= Fermin Rocker =

British painter (1907–2004)

Fermin Rocker (22 December 1907 – 18 October 2004) was a British painter and book illustrator. He was the son of the anarcho-syndicalist theorist and activist Rudolf Rocker, a German, who had moved to London 1895, and Milly Witkop, a Ukrainian Jew, an anarchist and a feminist activist, who had fled to London in 1894.

==Biography==
Rocker was born in Stepney, East London in 1907 and named after the Spanish anarchist and mayor of Cádiz Fermín Salvochea. During his youth, he got to know many prominent anarchists such as Errico Malatesta and Peter Kropotkin and often attended anarchist meetings with his father, a prominent activist, whom he fondly recalls in his 1998 memoir. Later he would also meet Augustin Souchy, Emma Goldman, Alexander Berkman, Erich Mühsam, Nestor Makhno, and Buenaventura Durruti. During this period he learned to draw, guided by his half-brother Rudolph, and exhibited a natural aptitude.

When World War I broke out, both his parents were interned as enemy aliens, along with many naturalised Germans and Russians, his father in 1914, his mother in 1916. In 1918, they were released and moved to the Netherlands, then rapidly to Berlin where his artistic practice developed. Fermin Rocker trained as a lithographer. His early works consisted of sketches, watercolours, and graphic work. He also started mixing in the artist milieu of Berlin.

In 1929, Rocker followed his father on a lecture tour in the United States. Contrary to his original plans, he remained in New York. After the Machtergreifung in 1933, his parents joined him there to live in a rural commune in New York State. He worked as draftsman, a cartoon animator, a commercial artist, and as a book illustrator. Among his employers was the Survey Graphic. In 1944, he had his first one-man exhibition in New York. His works would also be exhibited at the Brooklyn Museum of Art, the Whitney Museum, and the Chicago Art Institute. The Library of Congress bought some works of his. In 1946, he received a prize from the Philadelphia Print Club for his graphic works. In 1952, he married Ruth Robins, a dentist from California who he had met in New York. In the same year, his mother died; three years later his father followed.

In 1956, he visited the United Kingdom for the first time since 1929. His wife liked the continent so much that she returned to settle in England in 1970, Fermin following her in 1972, to escape the crime and expensive rents in New York, and because Rocker thought New York had become ugly. He and Ruth lived in Tufnell Park for the rest of their long lives. Rocker illustrated books for the Oxford University Press and did paintings on the side. Mick Jagger bought a painting for £4,000 from him depicting Basque refugees fleeing Franco's allies towards the French border.

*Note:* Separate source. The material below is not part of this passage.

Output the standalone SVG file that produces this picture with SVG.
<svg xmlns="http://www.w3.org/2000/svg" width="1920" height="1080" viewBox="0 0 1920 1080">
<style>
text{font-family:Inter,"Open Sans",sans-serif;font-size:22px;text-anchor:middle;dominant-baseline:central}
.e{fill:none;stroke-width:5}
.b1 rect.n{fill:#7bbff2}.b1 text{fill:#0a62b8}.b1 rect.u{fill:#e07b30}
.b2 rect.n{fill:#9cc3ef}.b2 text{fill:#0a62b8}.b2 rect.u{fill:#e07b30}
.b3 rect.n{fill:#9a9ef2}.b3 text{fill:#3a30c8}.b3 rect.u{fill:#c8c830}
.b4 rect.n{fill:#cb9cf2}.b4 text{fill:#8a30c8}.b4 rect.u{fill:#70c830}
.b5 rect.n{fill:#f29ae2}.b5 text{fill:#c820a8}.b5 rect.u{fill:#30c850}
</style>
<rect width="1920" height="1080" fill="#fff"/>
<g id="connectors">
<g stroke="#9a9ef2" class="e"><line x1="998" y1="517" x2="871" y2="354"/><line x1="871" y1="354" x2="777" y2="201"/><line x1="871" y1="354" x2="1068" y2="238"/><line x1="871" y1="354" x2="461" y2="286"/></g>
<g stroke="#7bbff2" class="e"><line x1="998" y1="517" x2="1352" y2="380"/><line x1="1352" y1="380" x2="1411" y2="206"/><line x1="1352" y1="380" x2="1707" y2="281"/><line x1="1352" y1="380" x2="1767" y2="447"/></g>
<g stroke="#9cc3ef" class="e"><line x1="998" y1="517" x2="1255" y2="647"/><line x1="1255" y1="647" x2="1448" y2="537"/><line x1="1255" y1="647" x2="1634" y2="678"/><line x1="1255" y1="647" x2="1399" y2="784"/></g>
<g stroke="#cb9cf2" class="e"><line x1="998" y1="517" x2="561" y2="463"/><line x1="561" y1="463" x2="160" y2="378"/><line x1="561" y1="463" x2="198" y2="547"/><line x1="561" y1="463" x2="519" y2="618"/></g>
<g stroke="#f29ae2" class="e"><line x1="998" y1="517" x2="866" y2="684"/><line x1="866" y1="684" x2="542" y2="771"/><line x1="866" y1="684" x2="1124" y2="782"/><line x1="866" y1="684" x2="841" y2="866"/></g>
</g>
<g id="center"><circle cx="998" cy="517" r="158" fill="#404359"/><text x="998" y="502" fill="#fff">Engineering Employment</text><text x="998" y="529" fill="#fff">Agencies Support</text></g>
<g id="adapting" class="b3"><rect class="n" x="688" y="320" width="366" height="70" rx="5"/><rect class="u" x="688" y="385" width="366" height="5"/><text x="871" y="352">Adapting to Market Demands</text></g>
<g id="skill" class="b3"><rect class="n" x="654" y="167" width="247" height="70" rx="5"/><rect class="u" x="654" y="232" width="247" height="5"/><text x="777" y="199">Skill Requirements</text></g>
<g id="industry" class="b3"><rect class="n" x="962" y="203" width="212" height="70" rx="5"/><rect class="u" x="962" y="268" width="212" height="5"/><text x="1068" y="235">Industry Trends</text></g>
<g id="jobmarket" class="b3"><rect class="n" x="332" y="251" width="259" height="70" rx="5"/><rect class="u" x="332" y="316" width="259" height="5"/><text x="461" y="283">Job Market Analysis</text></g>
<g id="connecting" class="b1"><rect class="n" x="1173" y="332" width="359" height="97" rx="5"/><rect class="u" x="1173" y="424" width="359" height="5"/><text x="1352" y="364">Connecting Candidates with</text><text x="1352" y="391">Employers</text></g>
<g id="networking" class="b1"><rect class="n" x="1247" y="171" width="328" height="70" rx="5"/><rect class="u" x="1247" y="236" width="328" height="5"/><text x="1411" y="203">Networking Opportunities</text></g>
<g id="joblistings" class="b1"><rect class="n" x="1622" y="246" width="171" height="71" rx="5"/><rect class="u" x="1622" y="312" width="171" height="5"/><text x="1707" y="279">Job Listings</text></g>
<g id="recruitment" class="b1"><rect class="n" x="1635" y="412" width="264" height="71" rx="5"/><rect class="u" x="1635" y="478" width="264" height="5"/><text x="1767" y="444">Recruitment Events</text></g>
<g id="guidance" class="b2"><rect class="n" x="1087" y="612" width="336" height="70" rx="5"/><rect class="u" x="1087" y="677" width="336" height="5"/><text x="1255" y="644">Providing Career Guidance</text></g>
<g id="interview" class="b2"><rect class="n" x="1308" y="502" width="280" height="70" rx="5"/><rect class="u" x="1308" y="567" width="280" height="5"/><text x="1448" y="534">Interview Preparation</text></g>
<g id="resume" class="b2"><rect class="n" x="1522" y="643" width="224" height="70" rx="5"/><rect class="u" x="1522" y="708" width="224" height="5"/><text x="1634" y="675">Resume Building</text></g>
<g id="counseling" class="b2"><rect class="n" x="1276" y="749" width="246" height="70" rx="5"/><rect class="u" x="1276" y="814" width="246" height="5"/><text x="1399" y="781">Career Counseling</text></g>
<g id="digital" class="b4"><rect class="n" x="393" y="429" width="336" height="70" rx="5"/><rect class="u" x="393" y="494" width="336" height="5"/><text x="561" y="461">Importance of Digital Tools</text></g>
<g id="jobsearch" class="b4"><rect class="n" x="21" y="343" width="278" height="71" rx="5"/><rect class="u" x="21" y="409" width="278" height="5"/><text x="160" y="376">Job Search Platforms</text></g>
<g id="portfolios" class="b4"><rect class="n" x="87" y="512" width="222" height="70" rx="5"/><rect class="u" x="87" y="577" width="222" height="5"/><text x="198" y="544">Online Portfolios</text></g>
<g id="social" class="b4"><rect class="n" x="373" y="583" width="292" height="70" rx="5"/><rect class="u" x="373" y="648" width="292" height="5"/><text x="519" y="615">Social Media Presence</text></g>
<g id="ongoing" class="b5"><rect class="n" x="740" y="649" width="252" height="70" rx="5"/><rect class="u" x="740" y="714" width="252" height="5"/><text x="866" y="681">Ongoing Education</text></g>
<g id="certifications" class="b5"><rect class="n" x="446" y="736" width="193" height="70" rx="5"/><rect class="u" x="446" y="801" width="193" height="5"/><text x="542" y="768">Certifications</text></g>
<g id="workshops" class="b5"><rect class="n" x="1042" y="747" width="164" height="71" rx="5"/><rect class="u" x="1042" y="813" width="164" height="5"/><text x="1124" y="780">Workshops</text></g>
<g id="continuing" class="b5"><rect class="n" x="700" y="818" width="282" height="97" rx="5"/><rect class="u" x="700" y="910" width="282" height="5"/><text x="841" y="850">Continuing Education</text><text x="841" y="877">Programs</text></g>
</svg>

Aside from his animation work, Rocker worked in the realist tradition, mostly landscape paintings with warm colors up to this point. His images were rarely overtly political and after his move to New York he had mostly concentrated on oil paintings of intimate everyday scenes. Once back in London, his style evolved. He started painting still lifes and even political paintings such as the one he sold to Jagger. His colour palette became darker and more melancholy.

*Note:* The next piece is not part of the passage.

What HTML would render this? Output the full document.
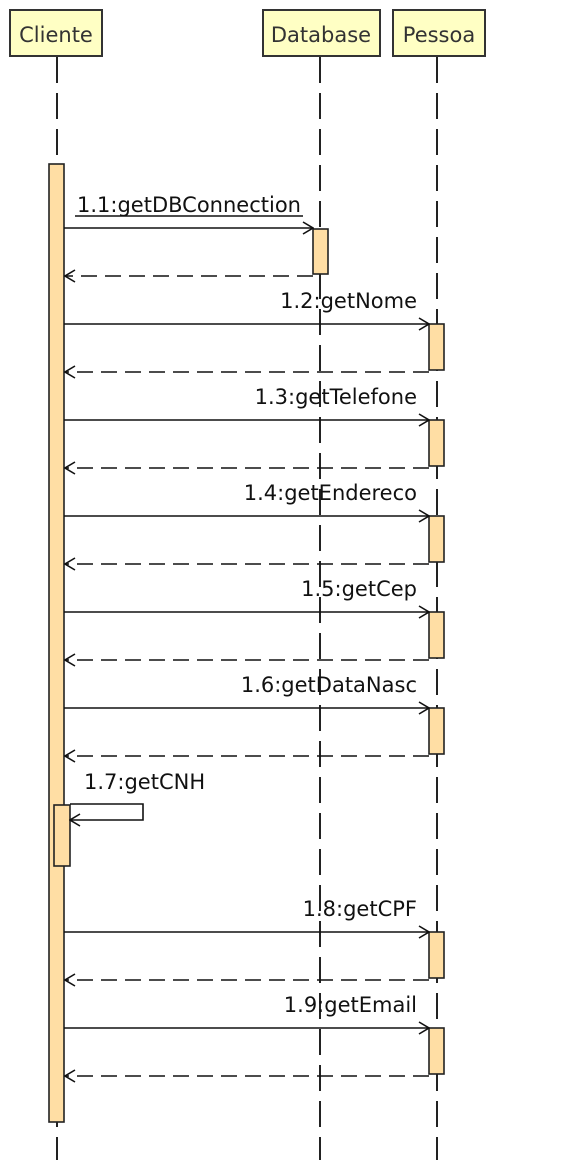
<!DOCTYPE html>
<html><head><meta charset="utf-8"><style>
html,body{margin:0;padding:0;background:#fff;width:588px;height:1160px;overflow:hidden}
svg text{font-family:"DejaVu Sans","Liberation Sans",sans-serif;font-size:21px;fill:#111}
</style></head><body>
<svg width="588" height="1160" xmlns="http://www.w3.org/2000/svg">
<defs>
<marker id="a" markerWidth="12" markerHeight="14" refX="11" refY="7" orient="auto" markerUnits="userSpaceOnUse">
<path d="M1,1 L11,7 L1,13" fill="none" stroke="#111" stroke-width="1.6"/></marker>
</defs>
<g stroke="#222" stroke-width="2" stroke-dasharray="26,10" fill="none">
<line x1="57" y1="57" x2="57" y2="1160"/>
<line x1="320" y1="57" x2="320" y2="1160"/>
<line x1="437" y1="57" x2="437" y2="1160"/>
</g>
<g fill="#ffffc4" stroke="#333" stroke-width="2">
<rect x="10" y="10" width="92" height="46"/>
<rect x="263" y="10" width="117" height="46"/>
<rect x="393" y="10" width="92" height="46"/>
</g>
<text x="56" y="42" text-anchor="middle" style="fill:#333">Cliente</text>
<text x="321" y="42" text-anchor="middle" style="fill:#333">Database</text>
<text x="439" y="42" text-anchor="middle" style="fill:#333">Pessoa</text>
<g fill="#ffdea4" stroke="#222" stroke-width="1.6">
<rect x="49" y="164" width="15" height="958"/>
<rect x="313" y="229" width="15" height="45"/>
<rect x="429" y="324" width="15" height="46"/>
<rect x="429" y="420" width="15" height="46"/>
<rect x="429" y="516" width="15" height="46"/>
<rect x="429" y="612" width="15" height="46"/>
<rect x="429" y="708" width="15" height="46"/>
<rect x="54" y="805" width="16" height="61"/>
<rect x="429" y="932" width="15" height="46"/>
<rect x="429" y="1028" width="15" height="46"/>
</g>
<g stroke="#111" stroke-width="1.6" fill="none" marker-end="url(#a)">
<line x1="64" y1="228" x2="313" y2="228"/>
<line x1="64" y1="324" x2="429" y2="324"/>
<line x1="64" y1="420" x2="429" y2="420"/>
<line x1="64" y1="516" x2="429" y2="516"/>
<line x1="64" y1="612" x2="429" y2="612"/>
<line x1="64" y1="708" x2="429" y2="708"/>
<polyline points="70,804 143,804 143,820 70,820"/>
<line x1="64" y1="932" x2="429" y2="932"/>
<line x1="64" y1="1028" x2="429" y2="1028"/>
</g>
<g stroke="#111" stroke-width="1.6" fill="none" stroke-dasharray="16,8" marker-end="url(#a)">
<line x1="313" y1="276" x2="65" y2="276"/>
<line x1="429" y1="372" x2="65" y2="372"/>
<line x1="429" y1="468" x2="65" y2="468"/>
<line x1="429" y1="564" x2="65" y2="564"/>
<line x1="429" y1="660" x2="65" y2="660"/>
<line x1="429" y1="756" x2="65" y2="756"/>
<line x1="429" y1="980" x2="65" y2="980"/>
<line x1="429" y1="1076" x2="65" y2="1076"/>
</g>
<text x="77" y="212" textLength="224" lengthAdjust="spacingAndGlyphs">1.1:getDBConnection</text>
<line x1="75" y1="216" x2="303" y2="216" stroke="#111" stroke-width="1.4"/>
<g text-anchor="end">
<text x="417" y="308">1.2:getNome</text>
<text x="417" y="404">1.3:getTelefone</text>
<text x="417" y="500">1.4:getEndereco</text>
<text x="417" y="596">1.5:getCep</text>
<text x="417" y="692">1.6:getDataNasc</text>
<text x="417" y="916">1.8:getCPF</text>
<text x="417" y="1012">1.9:getEmail</text>
</g>
<text x="84" y="789">1.7:getCNH</text>
</svg>
</body></html>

Rocker's relationship to Anarchism was ambiguous. He was deterred by the endless feuds and factionalism within Anarchism and acknowledged that capitalism had raised the standard of living.

After Rocker turned 65, he quit illustrating and concentrated on painting instead. He had 13 solo exhibitions in the last twenty years of his life, mostly at Stephen Bartley Gallery, in Chelsea, London. In 1989, Ruth Rocker died and the same year he published an account of his childhood in London. Rocker died peacefully aged 96 on 18 October 2004.